Advances in our understanding of LCH will help us understand the biology and treatment of the other histiocytic diseases.
The Histocytosis Research Program
Despite decades of research, the origin of LCH remains speculative, and survival of patients with severe disease remains poor. The overall goal of the LCH Research Program at Texas Children’s Cancer Center is to comprehensively identify essential genes critical to the growth and development of LCH. By knowing the genes, we can understand the key proteins that regulate cell function and the pathways they control. This knowledge will lead to a complete understanding of how LCH lesions are formed and how they progress and, ultimately, to better treatments and a cure for this disease.
Our LCH Research Program has four main areas of endeavor:
Comprehensive Analysis of Cell-Specific Gene Expression in LCH Tumors
This project is the core of our research program. It is based on the idea that we cannot improve treatment of patients with LCH until we understand the fundamental nature of the cells that comprise LCH lesions. These lesions can arise in almost any organ system, and their severity can range from a rash to systemic disease that obstinately resists chemotherapy.
Data from our cell-specific microarray experiments do not support the current concept that LCH arises from clonal proliferation of activated-immature Langerhans’ cells (LCs) from the skin. We propose an alternative hypothesis that LCH tumors arise from pathologic myeloid dendritic cells that affect lymphocyte activation, migration and accumulation.
Developing a Comprehensive Genomic Database
We also plan to develop a comprehensive genomic database for LCH, JXG, RDD, ECD, and malignant histiocytosis that will be used by Texas Children’s investigators and also by collaborators from various institutions in the United States and around the world. This genomic database will help identify novel therapeutic targets based on the genetic changes unique to histiocytic diseases.

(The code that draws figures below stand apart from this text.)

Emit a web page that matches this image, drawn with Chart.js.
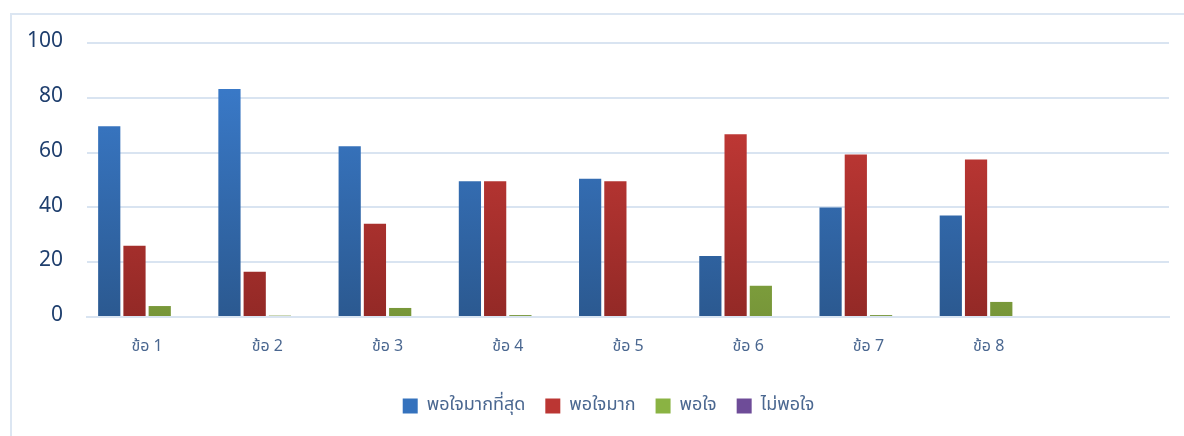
<!DOCTYPE html>
<html>
<head>
<meta charset="utf-8">
<script src="https://cdn.jsdelivr.net/npm/chart.js@4/dist/chart.umd.min.js"></script>
<style>
  html, body { margin: 0; padding: 0; background: #fff; overflow: hidden; }
  #wrap { position: relative; width: 1184px; height: 436px; }
  #frame { position: absolute; left: 10px; top: 13px; width: 1200px; height: 450px;
           border-left: 2px solid #dce6f2; border-top: 2px solid #dce6f2; }
  canvas { position: absolute; left: 0; top: 0; }
</style>
</head>
<body>
<div id="wrap">
  <div id="frame"></div>
  <canvas id="myChart" width="1184" height="436"></canvas>
</div>
<script>
let categories = ["ข้อ 1", "ข้อ 2", "ข้อ 3", "ข้อ 4", "ข้อ 5", "ข้อ 6", "ข้อ 7", "ข้อ 8", ""];
let mostSatisfied = [69.6, 83.2, 62.3, 49.5, 50.5, 22.3, 40, 37, null];
let verySatisfied = [26, 16.5, 34, 49.5, 49.5, 66.7, 59.3, 57.5, null];
let satisfied = [4, 0.5, 3.3, 0.7, 0, 11.4, 0.7, 5.5, null];
let notSatisfied = [0, 0, 0, 0, 0, 0, 0, 0, null];
let yTicks = [0, 20, 40, 60, 80, 100];

function grad(top, bottom) {
  return function (c) {
    let area = c.chart.chartArea;
    if (!area) return bottom;
    let g = c.chart.ctx.createLinearGradient(0, area.top, 0, area.bottom);
    g.addColorStop(0, top);
    g.addColorStop(1, bottom);
    return g;
  };
}

// legend sits a bit right of centre in the original
let legendShift = {
  id: "legendShift",
  afterLayout: function (ch) {
    if (ch.legend) {
      ch.legend.left += 24;
      ch.legend.right += 24;
    }
  },
};

let fontFam = "Tahoma, 'Noto Sans Thai', 'Noto Sans', sans-serif";
let canvas = document.getElementById("myChart");
let ctx = canvas.getContext("2d");
let chart = new Chart(ctx, {
  type: "bar",
  data: {
    labels: categories,
    datasets: [
      { label: "พอใจมากที่สุด", data: mostSatisfied, backgroundColor: grad("#3c7fd2", "#2b5990"), legendColor: "#3572bd" },
      { label: "พอใจมาก", data: verySatisfied, backgroundColor: grad("#d23e3b", "#932926"), legendColor: "#bb3633" },
      { label: "พอใจ", data: satisfied, backgroundColor: grad("#9dc94b", "#779639"), legendColor: "#8ab343" },
      { label: "ไม่พอใจ", data: notSatisfied, backgroundColor: grad("#7d58aa", "#5d3f84"), legendColor: "#6e4c98" },
    ],
  },
  options: {
    responsive: false,
    animation: false,
    categoryPercentage: 0.84,
    barPercentage: 0.88,
    layout: { padding: { top: 43, right: 15, left: 0, bottom: 11 } },
    plugins: {
      tooltip: { enabled: false },
      legend: {
        position: "bottom",
        labels: {
          boxWidth: 15,
          boxHeight: 15,
          padding: 20,
          color: "#4a6790",
          font: { family: fontFam, size: 18 },
          generateLabels: function (ch) {
            return ch.data.datasets.map(function (ds, i) {
              return { text: ds.label, fillStyle: ds.legendColor, strokeStyle: ds.legendColor, lineWidth: 0, datasetIndex: i, fontColor: "#4a6790" };
            });
          },
        },
      },
    },
    scales: {
      x: {
        grid: { display: false },
        border: { display: true, color: "#d9e4f1", width: 2 },
        ticks: { color: "#4a6790", font: { family: fontFam, size: 16 }, padding: 13, maxRotation: 0 },
        afterFit: function (s) { s.height = 60; },
      },
      y: {
        min: 0,
        max: 100,
        afterBuildTicks: function (s) { s.ticks = yTicks.map(function (v) { return { value: v }; }); },
        grid: { color: "#d9e4f1", lineWidth: 2, drawTicks: false },
        border: { display: false },
        ticks: { color: "#1f3f6e", font: { family: fontFam, size: 21 }, padding: 24 },
        afterFit: function (s) { s.width = 87; },
      },
    },
  },
  plugins: [legendShift],
});
</script>
</body>
</html>
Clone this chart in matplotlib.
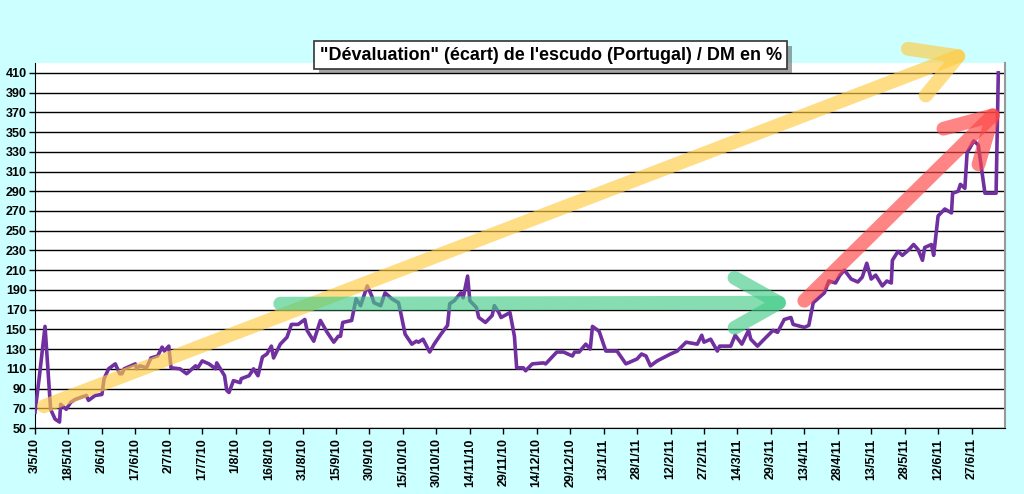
import pandas as pd
import numpy as np
import matplotlib
matplotlib.use("Agg")
import matplotlib.pyplot as plt
import matplotlib.patheffects as pe

START = pd.Timestamp("2010-05-03")

# day offset from 3/5/10, value in %
days = [0, 2, 4.5, 7, 9, 11, 11.5, 14, 16, 18, 23, 24, 27, 30, 31, 33, 36, 38, 39, 40,
        45, 45.5, 47, 50, 52, 55, 57, 58, 60, 61, 65, 68, 72, 73, 75, 78, 81, 81.5, 85, 86,
        87, 89, 92, 92.5, 96, 98, 100, 102, 104, 106, 107, 110, 113, 115, 118, 121, 122, 125, 128, 131,
        134, 136, 137, 138, 142, 144, 146, 149, 151, 152, 155, 157, 160, 163, 164, 166, 169, 171, 172, 174,
        177, 179, 182, 185, 186, 188, 191, 192, 194, 195, 198, 199, 202, 205, 206, 208, 209, 213, 215, 216,
        219, 220, 223, 228, 229, 234, 237, 241, 242, 244, 247, 249, 250, 253, 256, 261, 265, 270, 272, 274,
        276, 279, 285, 288, 292, 297, 299, 300, 303, 306, 307, 312, 314, 317, 320, 321, 324, 327, 331, 333,
        336, 339, 340, 345, 347, 349, 354, 356, 359, 361, 363, 366, 369, 371, 373, 375, 377, 380, 382, 384,
        384.5, 387, 389, 392, 394, 396, 398, 399, 402, 403, 405, 408, 411, 411.5, 414, 415, 417, 418, 421, 423,
        426, 431, 432]
values = [66, 103, 153, 69, 59, 56, 74, 69, 76, 79, 83, 78, 83, 84, 100, 110, 115, 105, 105, 110,
          115, 110, 113, 111, 121, 123, 132, 128, 133, 111, 110, 105, 113, 111, 118, 115, 110, 116, 103, 88,
          86, 98, 96, 100, 103, 110, 103, 122, 125, 133, 121, 135, 142, 155, 155, 160, 149, 138, 159, 147,
          137, 143, 143, 157, 159, 181, 174, 194, 184, 177, 174, 187, 181, 177, 167, 145, 135, 138, 137, 140,
          127, 135, 145, 154, 176, 179, 187, 182, 204, 179, 172, 162, 157, 164, 174, 167, 162, 167, 143, 111,
          111, 108, 115, 116, 115, 127, 127, 123, 127, 127, 135, 130, 153, 148, 128, 128, 115, 120, 125, 123,
          113, 118, 125, 128, 137, 135, 144, 137, 140, 128, 133, 133, 144, 135, 149, 140, 133, 140, 149, 147,
          160, 162, 155, 152, 154, 177, 187, 199, 197, 205, 210, 201, 198, 203, 217, 201, 205, 194, 199, 197,
          220, 229, 225, 231, 236, 231, 220, 233, 236, 225, 265, 272, 268, 288, 290, 297, 293, 329, 341, 337,
          288, 288, 410]

# trend arrows: (tail day, tail value, head day, head value)
arrow_yellow = (4, 72, 420, 432)
arrow_green = (110, 176, 340, 177)
arrow_red = (345, 179, 434, 377)

yticks = list(range(50, 411, 20))
xtick_days = list(range(0, 421, 15))
xtick_labels = [f"{d.day}/{d.month}/{d.year % 100}" for d in
                [START + pd.Timedelta(days=k) for k in xtick_days]]

plt.rcParams['font.family'] = ['Liberation Sans', 'DejaVu Sans']

fig = plt.figure(figsize=(10.24, 4.94), dpi=100)
fig.patch.set_facecolor("#CCFFFF")
ax = fig.add_axes([35 / 1024, 66 / 494, 970 / 1024, 365 / 494])
ax.set_facecolor("white")

ax.set_ylim(50, 420)
ax.set_xlim(0, 435)
for y in yticks:
    ax.axhline(y, color="black", lw=1, zorder=1)

ax.plot(days, values, color="#7030A0", lw=2.6, zorder=3)

for (x0, y0, x1, y1), col in [(arrow_yellow, "#FFCC44"), (arrow_green, "#44CC88"), (arrow_red, "#FF4444")]:
    ax.annotate("", xy=(x1, y1), xytext=(x0, y0),
                arrowprops=dict(arrowstyle="->,head_length=3.2,head_width=1.8",
                                color=col, lw=10, alpha=0.65, shrinkA=0, shrinkB=0,
                                capstyle="round", joinstyle="round"),
                annotation_clip=False, zorder=4)

ax.set_yticks(yticks)
ax.set_yticklabels([str(v) for v in yticks], fontsize=9, fontweight="bold")
ax.set_xticks(xtick_days)
ax.set_xticklabels(xtick_labels, rotation=90, fontsize=9, fontweight="bold")
ax.tick_params(axis="both", length=4, width=1, color="black")
ax.tick_params(axis="y", pad=2)
ax.spines["top"].set_visible(False)
ax.spines["right"].set_color("#999999")
ax.spines["right"].set_linewidth(1.5)

fig.text(0.538, 0.888, "\"Dévaluation\" (écart) de l'escudo (Portugal) / DM en %",
         ha="center", va="center", fontsize=13, fontweight="bold",
         bbox=dict(boxstyle="square,pad=0.3", fc="white", ec="#333333", lw=1.2,
                   path_effects=[pe.withSimplePatchShadow(offset=(3, -3), alpha=0.5)]))

fig.savefig("out.png", dpi=100, facecolor=fig.get_facecolor())
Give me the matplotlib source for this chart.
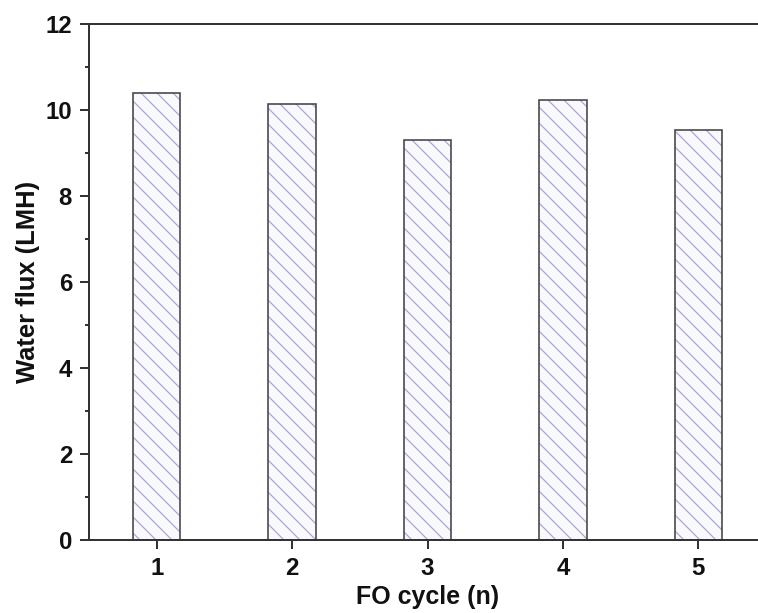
import matplotlib
matplotlib.use("Agg")
import matplotlib.pyplot as plt
from matplotlib.ticker import MultipleLocator

cycles = [1, 2, 3, 4, 5]
flux = [10.40, 10.14, 9.30, 10.23, 9.53]
xlabel = "FO cycle (n)"
ylabel = "Water flux (LMH)"

DPI = 96
PX = 72 / DPI  # points per pixel

plt.rcParams['font.family'] = ['Liberation Sans', 'DejaVu Sans']
plt.rcParams['hatch.linewidth'] = 1.2 * PX

fig = plt.figure(figsize=(758 / DPI, 613 / DPI), dpi=DPI)
ax = fig.add_axes([89 / 758, 1 - 540 / 613, (766 - 89) / 758, (540 - 24) / 613])

# hatched fill
ax.bar(cycles, flux, width=0.35, facecolor='#f9f9fd', edgecolor='#a4a4d6',
       linewidth=0, hatch='\\\\')
# outline
ax.bar(cycles, flux, width=0.35, fill=False, edgecolor='#444444', linewidth=1.6 * PX)

ax.set_xlim(0.5, 5.5)
ax.set_ylim(0, 12)
ax.set_xticks(cycles)
ax.yaxis.set_major_locator(MultipleLocator(2))
ax.yaxis.set_minor_locator(MultipleLocator(1))

for s in ['left', 'bottom', 'top', 'right']:
    ax.spines[s].set_linewidth(2 * PX)
    ax.spines[s].set_color('#333333')

ax.tick_params(axis='both', which='major', direction='out', length=9 * PX, width=2 * PX,
               color='#333333', labelsize=24 * PX, pad=8 * PX)
ax.tick_params(axis='y', which='minor', direction='out', length=4 * PX, width=2 * PX,
               color='#333333')
ax.tick_params(axis='x', which='both', top=False)
ax.tick_params(axis='y', which='both', right=False)
for lab in ax.get_xticklabels() + ax.get_yticklabels():
    lab.set_fontweight('bold')
    lab.set_color('#111111')

ax.set_xlabel(xlabel, fontsize=25 * PX, fontweight='bold', labelpad=5 * PX, color='#111111')
ax.set_ylabel(ylabel, fontsize=25.5 * PX, fontweight='bold', labelpad=5 * PX, color='#111111')

fig.savefig('out.png', dpi=DPI, facecolor='white')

As the largest LCH clinic in the world, and as the tumor bank for a consortium of LCH clinics performing basic biologic studies in the histiocytic diseases, Texas Children’s Cancer Center is the logical choice to lead this project. We intend to recruit an additional investigator to help us more rapidly achieve our research goals.
Developing Unique Models for Preclinical Drug Screening
A significant obstacle in developing novel therapies for LCH has been the lack of a preclinical model that accurately mimics LCH in humans to predict clinical response. The large number of samples acquired by our laboratory now makes it possible to attempt development cell culture and animal models that may be used to study disease progression and test therapies.
Implementing High Throughout Therapeutic Drug Validation Strategies
Once we have identified potential drug targets using the gene profiling studies described above, we will perform high-throughput studies to validate these possible targets. For this crucial step, we have the special advantage of being able to use highly sophisticated technologies now available to us through the recent establishment of the John S. Dunn Gulf Coast Consortium for Chemical Genomics. Using this state-of-the-art facility, we propose to use siRNA approaches to independently validate the function of the candidate genes and pathways by either targeted inactivation or by using whole genome siRNA libraries.
We will also use the chemical genomics approach as part of the target validation process. The compounds identified at this stage could be used both as chemical probes to further dissect the pathways and as potential lead compounds in the subsequent drug development phase of the project.